Une statistique intéressante, livrée par notre interlocuteur, illustre cet impératif de rationalisation : «Des études que nous avons menées récemment, montrent qu'au Maroc, quand un réseau bancaire atteint une taille critique, à peu près 10% des agences les plus performantes génèrent autour de 40% à 50% du produit net bancaire retail de la banque, tandis que 10% des agences les moins rentables génèrent moins de 3% de ce PNB».

Il est donc normal que la grande majorité des banques s'interroge aujourd'hui sur la thématique de la banque de détail classique : sommes-nous aux bons endroits ? Les agences sont-elles rentables ? Avons-nous suffisamment de clients ?

Rationaliser ne veut pas pour autant dire diminuer. Le réseau physique, notamment au Maroc, a encore de beaux jours devant lui. Ce repositionnement augure plutôt de ce à quoi ressemblera la banque de détail de demain : une banque crosscanal, sans cloisons entre les différents modes de distribution.

 


Affinement du taux de bancarisation

Officiellement, le taux de bancarisation au Maroc avoisine les 70%. L’exploitation de la centrale des comptes bancaires mise en place par Bank Al-Maghrib permet dorénavant d’affiner cette statistique.
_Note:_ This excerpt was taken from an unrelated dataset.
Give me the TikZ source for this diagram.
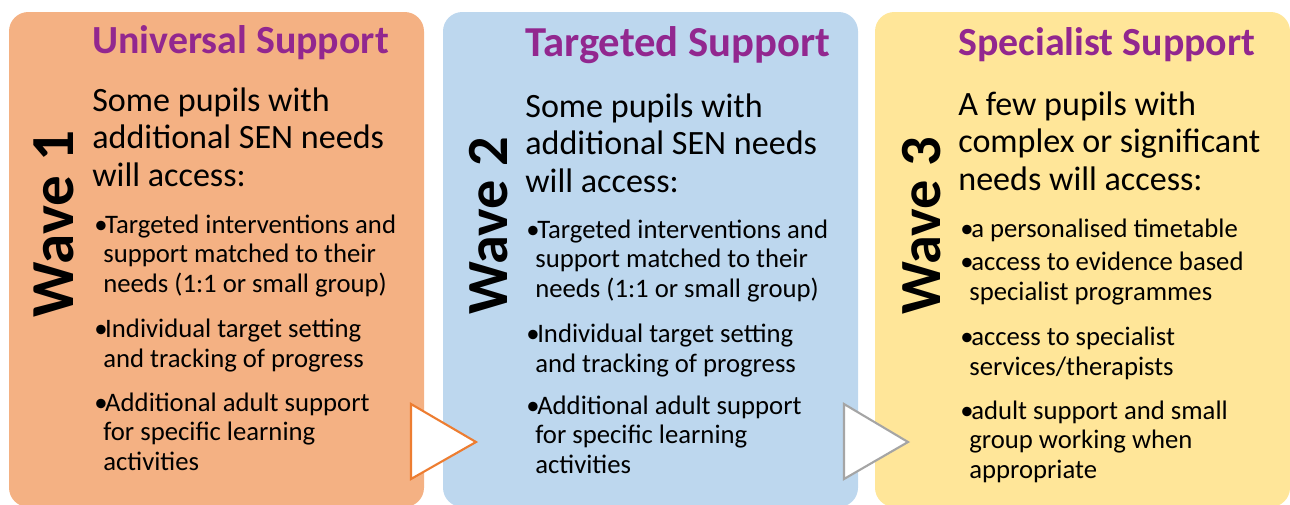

Cette méthode permet en effet de calculer un indicateur de bancarisation neutralisant l’impact de la multi-bancarisation (personnes détenant plusieurs comptes bancaires) et se limitant aux comptes des particuliers par rapport à la population adulte (dont l’âge est supérieur à 15 ans).

D’après la Banque centrale, il ressort un taux de l’ordre de 56% au Maroc contre près de 62% au niveau de la moyenne mondiale. Ce taux varie selon les caractéristiques individuelles, telles que le genre, l’âge et la catégorie socio- professionnelle. Ainsi, selon les mêmes données de la centrale des comptes  bancaires, 77% des hommes adultes possèdent un compte auprès d’une banque, contre 37% de femmes.